Reserve Bank governor Philip Lowe, who hasn't moved the overnight cash rate since August 2016, when his predecessor Glenn Stevens cut it to 1.5 per cent, on Wednesday dropped his long-running guidance that the next move was likely to be up.
Some are predicting its next moves will be to cut the cash rate to 1 per cent, while the more bullish forecasters say it won't touch rates now until the middle of next year.
The Bank of England was next, leaving its bank rate at 0.75 per cent.
But not before governor Mark Carney issued the bank's blackest outlook since 2009 for the British economy, which he said is suffering tensions caused by the "fog of Brexit" – surely the world's most stupefying self-inflicted crisis.
Just hours earlier, the Reserve Bank of India's new governor Shaktikanta Das not only shifted his official policy stance down to "neutral" from "calibrated tightening", he unexpectedly cut his policy rate by 25 basis points to 6.25 per cent.
Others sounding more tentative notes in the last 36 hours because of a deteriorating global outlook included the Brazilian, Ugandan, Romanian and Czech central banks, with others set to entrench the trend before the week is out.
Driving it all has been a deterioration in the global picture, led by Europe.
A flurry of weak indicators are overshadowing 2019, with the European Union now warning of "substantial" risks, including an Italian economy at risk of stalling and weaker momentum in Germany.

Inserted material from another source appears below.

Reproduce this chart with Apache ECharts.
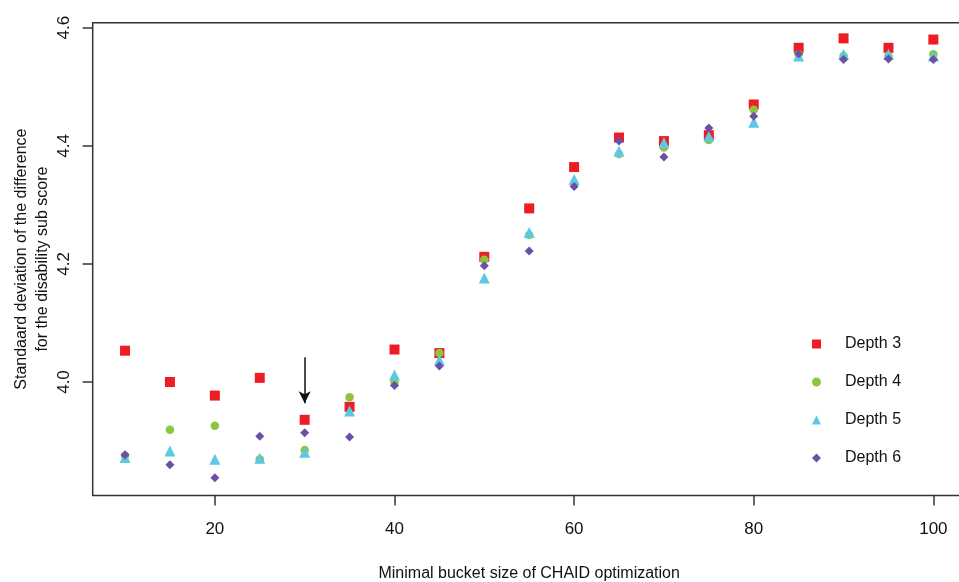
<!DOCTYPE html>
<html>
<head>
<meta charset="utf-8">
<script src="https://cdn.jsdelivr.net/npm/echarts@6/dist/echarts.min.js"></script>
<style>
  html, body { margin: 0; padding: 0; background: #fff; }
  #chart { width: 959px; height: 582px; }
</style>
</head>
<body>
<div id="chart"></div>
<script>
// bucket sizes
var bucketSizes = [10, 15, 20, 25, 30, 35, 40, 45, 50, 55, 60, 65, 70, 75, 80, 85, 90, 95, 100];
// standard deviation per depth
var depth3 = [4.053, 4.000, 3.977, 4.007, 3.936, 3.958, 4.055, 4.049, 4.212, 4.294, 4.364, 4.414, 4.408, 4.418, 4.470, 4.566, 4.582, 4.566, 4.580];
var depth4 = [3.875, 3.919, 3.926, 3.869, 3.885, 3.974, 3.999, 4.049, 4.207, 4.249, 4.337, 4.386, 4.397, 4.410, 4.461, 4.555, 4.552, 4.552, 4.555];
var depth5 = [3.872, 3.883, 3.869, 3.871, 3.881, 3.951, 4.012, 4.037, 4.176, 4.253, 4.343, 4.391, 4.405, 4.416, 4.440, 4.552, 4.555, 4.555, 4.552];
var depth6 = [3.877, 3.860, 3.838, 3.908, 3.914, 3.907, 3.994, 4.027, 4.197, 4.222, 4.331, 4.408, 4.381, 4.430, 4.450, 4.556, 4.546, 4.547, 4.546];
var seriesNames = ["Depth 3", "Depth 4", "Depth 5", "Depth 6"];
// tick labels
var xTicks = [20, 40, 60, 80, 100];
var yTicks = [4.0, 4.2, 4.4, 4.6];
// arrow pointing at chosen bucket size (x, from y, to y)
var arrowMark = [30, 4.042, 3.964];

window.onload = function () {
  var chart = echarts.init(document.getElementById("chart"));

  function pairs(ys) {
    return bucketSizes.map(function (x, i) {
      return [x, ys[i]];
    });
  }

  var font = "Liberation Sans, Arial, sans-serif";
  var styles = [
    { symbol: "rect", size: 10, color: "#EE1D23" },
    { symbol: "circle", size: 8.5, color: "#8CC63E" },
    { symbol: "triangle", size: 11, color: "#5DC8E3" },
    { symbol: "diamond", size: 9, color: "#6B4FA8" },
  ];
  var allData = [depth3, depth4, depth5, depth6];

  var series = allData.map(function (ys, i) {
    return {
      name: seriesNames[i],
      type: "scatter",
      data: pairs(ys),
      symbol: styles[i].symbol,
      symbolSize: styles[i].size,
      itemStyle: { color: styles[i].color, opacity: 1 },
    };
  });

  //箭头
  series[0].markLine = {
    silent: true,
    symbol: ["none", "arrow"],
    symbolSize: [9, 12],
    label: { show: false },
    lineStyle: { color: "#111", width: 1.5, type: "solid" },
    data: [
      [
        { coord: [arrowMark[0], arrowMark[1]] },
        { coord: [arrowMark[0], arrowMark[2]] },
      ],
    ],
  };

  var option = {
    backgroundColor: "#fff",
    animation: false,
    grid: {
      left: 92.7,
      right: -6.7,
      top: 22.7,
      bottom: 86.5,
      show: true,
      borderColor: "#333",
      borderWidth: 1.5,
      containLabel: false,
      outerBoundsMode: "none",
    },
    legend: {
      orient: "vertical",
      left: 812,
      top: 334,
      padding: 0,
      itemWidth: 9,
      itemHeight: 9,
      itemGap: 18,
      data: seriesNames.map(function (n, i) {
        return { name: n, icon: styles[i].symbol };
      }),
      textStyle: {
        fontFamily: font,
        fontSize: 16,
        color: "#111",
        lineHeight: 20,
        padding: [0, 0, 0, 19],
      },
    },
    xAxis: {
      type: "value",
      min: 6.4,
      max: 103.6,
      name: "Minimal bucket size of CHAID optimization",
      nameLocation: "middle",
      nameGap: 70,
      nameMoveOverlap: false,
      nameTextStyle: { fontFamily: font, fontSize: 16, color: "#111" },
      axisLine: { show: false },
      splitLine: { show: false },
      axisTick: {
        show: true,
        length: 10,
        customValues: xTicks,
        lineStyle: { color: "#333", width: 1.5 },
      },
      axisLabel: {
        customValues: xTicks,
        margin: 25,
        fontFamily: font,
        fontSize: 17,
        color: "#111",
      },
    },
    yAxis: {
      type: "value",
      min: 3.8078,
      max: 4.6085,
      name: "Standaard deviation of the difference\nfor the disability sub score",
      nameLocation: "middle",
      nameRotate: 90,
      nameGap: 40,
      nameMoveOverlap: false,
      nameTextStyle: { fontFamily: font, fontSize: 16, color: "#111", lineHeight: 21 },
      axisLine: { show: false },
      splitLine: { show: false },
      axisTick: {
        show: true,
        length: 10,
        customValues: yTicks,
        lineStyle: { color: "#333", width: 1.5 },
      },
      axisLabel: {
        customValues: yTicks,
        rotate: 90,
        margin: 20,
        fontFamily: font,
        fontSize: 17,
        color: "#111",
        formatter: function (v) {
          return v.toFixed(1);
        },
      },
    },
    series: series,
  };
  chart.setOption(option);
  window.onresize = function () {
    chart.resize();
  };
};
</script>
</body>
</html>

Not to mention a hard Brexit.
Fresh signs out of the White House that a meeting between Trump and China's President Xi Jinping is looking unlikely ahead of the March 1 tariff deadline are yet another reminder that the trade war lurks over everything.

A week to forget

"It has been a week that the global economy arguably would like to forget," said Westpac economists Elliot Clark and Simon Murray.
"Not because of financial market price action but rather owing to the policy and political tensions that have come to light."
Banished for now, it would seem, is much talk of low unemployment leading to a wages breakout that spurs inflation.
"We're not seeing strong inflationary pressures, if any, emerge," former Fed chair Janet Yellen told CNBC this week.
Inevitably the global monetary policy pause will reignite debate about whether we now live in a world of secular stagnation – or as University of NSW economist Richard Holden puts it, the problem of too much savings chasing too few profitable investment opportunities.
In such a world, easy money tends to stoke asset prices rather than productive investment.
So where does this all lead?

Another downturn or worse

For one thing, if there's another downturn or worse – a full-blown crisis – central banks like the Reserve Bank will be joining the QE club, building up vast sums in financial assets from financial institutions to push down yields.
And once a central bank starts it becomes a near-impossible habit to kick if the experience of Japan, ECB and more recently the Fed and Swiss National Bank are any guide.
Albert Edwards at Societe General thinks the next recession will see core inflation indices turn negative in the US and Eurozone, leading to central bank "helicopter money".
And perhaps even wilder, a negative US Funds rate. Edwards points out that the San Francisco Fed recently floated this idea, suggesting that had it gone below zero after 2009 the current normalisation would have been quicker.